> Work instructions
Find every line with the string "page" in it, count them, and reply with that count only.

Stored dataset items
┄┄┄┄┄┄
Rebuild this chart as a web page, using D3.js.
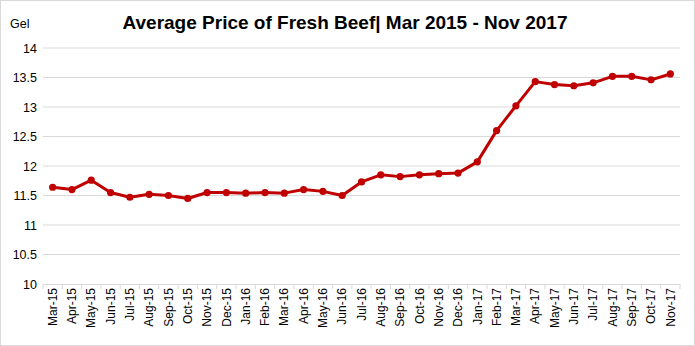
<!DOCTYPE html>
<html><head><meta charset="utf-8">
<script src="https://cdn.jsdelivr.net/npm/d3@7"></script>
<style>body{margin:0;background:#fff}svg{display:block}</style>
</head><body>
<script>
const categories = ["Mar-15","Apr-15","May-15","Jun-15","Jul-15","Aug-15","Sep-15","Oct-15","Nov-15","Dec-15","Jan-16","Feb-16","Mar-16","Apr-16","May-16","Jun-16","Jul-16","Aug-16","Sep-16","Oct-16","Nov-16","Dec-16","Jan-17","Feb-17","Mar-17","Apr-17","May-17","Jun-17","Jul-17","Aug-17","Sep-17","Oct-17","Nov-17"];
const prices = [11.64,11.60,11.76,11.55,11.47,11.52,11.50,11.45,11.55,11.55,11.54,11.55,11.54,11.60,11.57,11.50,11.73,11.85,11.82,11.85,11.87,11.88,12.07,12.60,13.02,13.43,13.38,13.36,13.41,13.52,13.52,13.46,13.56];
const yTicks = [10,10.5,11,11.5,12,12.5,13,13.5,14];
const titleText = "Average Price of Fresh Beef| Mar 2015 - Nov 2017";
const unitLabel = "Gel";

(function(){
const W = 695, H = 346;
const svg = d3.select("body").append("svg").attr("width", W).attr("height", H);
svg.append("rect").attr("x",0.5).attr("y",0.5).attr("width",W-1).attr("height",H-1)
  .attr("fill","#fff").attr("stroke","#d9d9d9");

const mLeft = 43, mRight = 680, mTop = 48, mBottom = 284;
const x = d3.scaleBand().domain(categories).range([mLeft, mRight]);
const y = d3.scaleLinear().domain([10,14]).range([mBottom, mTop]);
const font = "'Liberation Sans', Arial, sans-serif";

svg.append("g").selectAll("line").data(yTicks.filter(t=>t>10)).join("line")
  .attr("x1", mLeft).attr("x2", mRight)
  .attr("y1", d=>y(d)).attr("y2", d=>y(d))
  .attr("stroke","#d9d9d9").attr("stroke-width",1);

const yAxis = svg.append("g").attr("transform",`translate(${mLeft},0)`)
  .call(d3.axisLeft(y).tickValues(yTicks).tickSize(0).tickPadding(6).tickFormat(d=>d3.format("")(d)));
yAxis.select(".domain").remove();
yAxis.selectAll("text").attr("font-family",font).attr("font-size",12.5).attr("fill","#000");

const xAxis = svg.append("g").attr("transform",`translate(0,${mBottom})`)
  .call(d3.axisBottom(x).tickSize(0).tickPadding(0));
xAxis.select(".domain").attr("stroke","#d9d9d9");
xAxis.selectAll("text").attr("font-family",font).attr("font-size",12).attr("fill","#000")
  .attr("text-anchor","end").attr("dy","0.35em")
  .attr("transform","translate(0,4) rotate(-90)");
const bounds = categories.map(c=>x(c)).concat([mRight]);
svg.append("g").selectAll("line").data(bounds).join("line")
  .attr("x1",d=>d).attr("x2",d=>d).attr("y1",mBottom).attr("y2",mBottom+5)
  .attr("stroke","#d9d9d9");

const cx = d => x(d) + x.bandwidth()/2;
const line = d3.line().x((d,i)=>cx(categories[i])).y(d=>y(d));
svg.append("path").datum(prices).attr("d",line).attr("fill","none")
  .attr("stroke","#C00000").attr("stroke-width",3).attr("stroke-linejoin","round");
svg.append("g").selectAll("circle").data(prices).join("circle")
  .attr("cx",(d,i)=>cx(categories[i])).attr("cy",d=>y(d)).attr("r",3.6).attr("fill","#C00000");

svg.append("text").attr("x",345).attr("y",29).attr("text-anchor","middle")
  .attr("font-family",font).attr("font-weight","bold").attr("font-size",19).text(titleText);
svg.append("text").attr("x",10).attr("y",28).attr("font-family",font).attr("font-size",12.5).text(unitLabel);
})();
</script>
</body></html>
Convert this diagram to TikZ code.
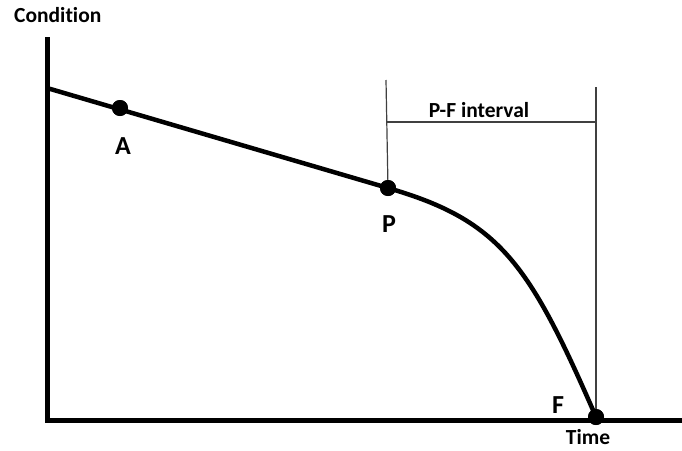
\documentclass[tikz,border=0pt]{standalone}
\usepackage{fontspec}
\setmainfont{Carlito}[Ligatures=NoCommon]
\usetikzlibrary{positioning}

\begin{document}
\begin{tikzpicture}[x=1pt,y=-1pt,
    axis/.style={line width=5pt},
    curve/.style={line width=4.5pt,line join=round},
    guide/.style={line width=1.2pt,draw=black!75},
    dot/.style={circle,fill=black,inner sep=0pt,minimum size=16pt},
    lbl/.style={inner sep=0pt,font=\fontsize{26}{30}\selectfont\bfseries},
    txt/.style={inner sep=0pt,font=\fontsize{21.5}{24}\selectfont\bfseries}]
  \useasboundingbox (0,0) rectangle (682,450);
  % axes
  \coordinate (ytop) at (47,37);
  \coordinate (O) at (47,420);
  \coordinate (xend) at (682,420);
  \draw[axis] (ytop) -- (O) -- (xend);
  \node[txt,anchor=west] (cond) at (14,15) {Condition};
  \node[txt] (time) at (588,437) {Time};
  % points on the curve
  \coordinate (start) at (47,88);
  \node[dot] (A) at (120,108) {};
  \node[dot] (P) at (388,188) {};
  \node[dot] (F) at (596,417) {};
  % P-F interval
  \coordinate (Ptop) at (386,80);
  \coordinate (Ftop) at (596,87);
  \coordinate (Pmark) at (386,122);
  \coordinate (Fmark) at (596,122);
  \draw[guide] (Ptop) -- (P.center);
  \draw[guide] (Ftop) -- (F.center);
  \draw[guide] (Pmark) -- (Fmark);
  \node[txt] (pf) at (479,110) {P-F interval};
  % condition curve
  \draw[curve] (start) -- (P.center)
    .. controls (500,220.5) and (529,263) .. (F.center);
  \node[dot] at (A) {};
  \node[dot] at (P) {};
  \node[dot] at (F) {};
  \node[lbl] (Albl) at (123,146) {A};
  \node[lbl] (Plbl) at (389,224) {P};
  \node[lbl] (Flbl) at (558,405) {F};
\end{tikzpicture}
\end{document}
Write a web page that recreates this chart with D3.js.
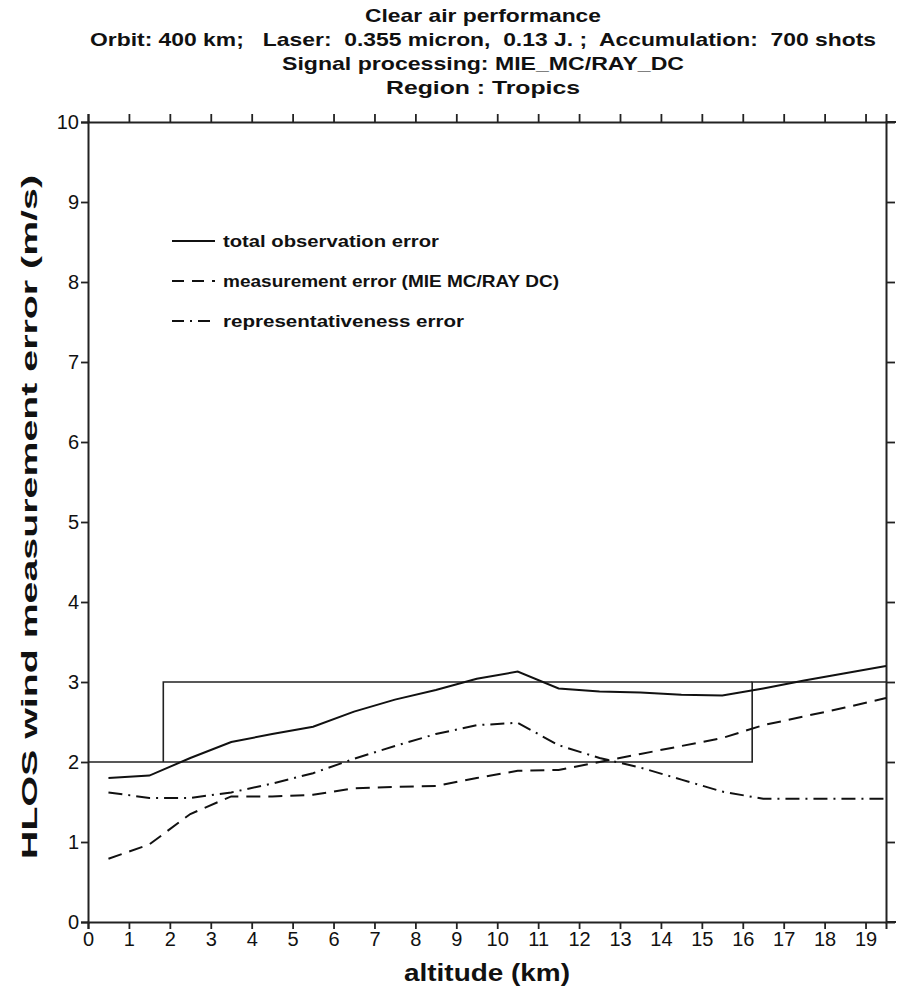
┄┄┄┄┄┄
> Task solution
2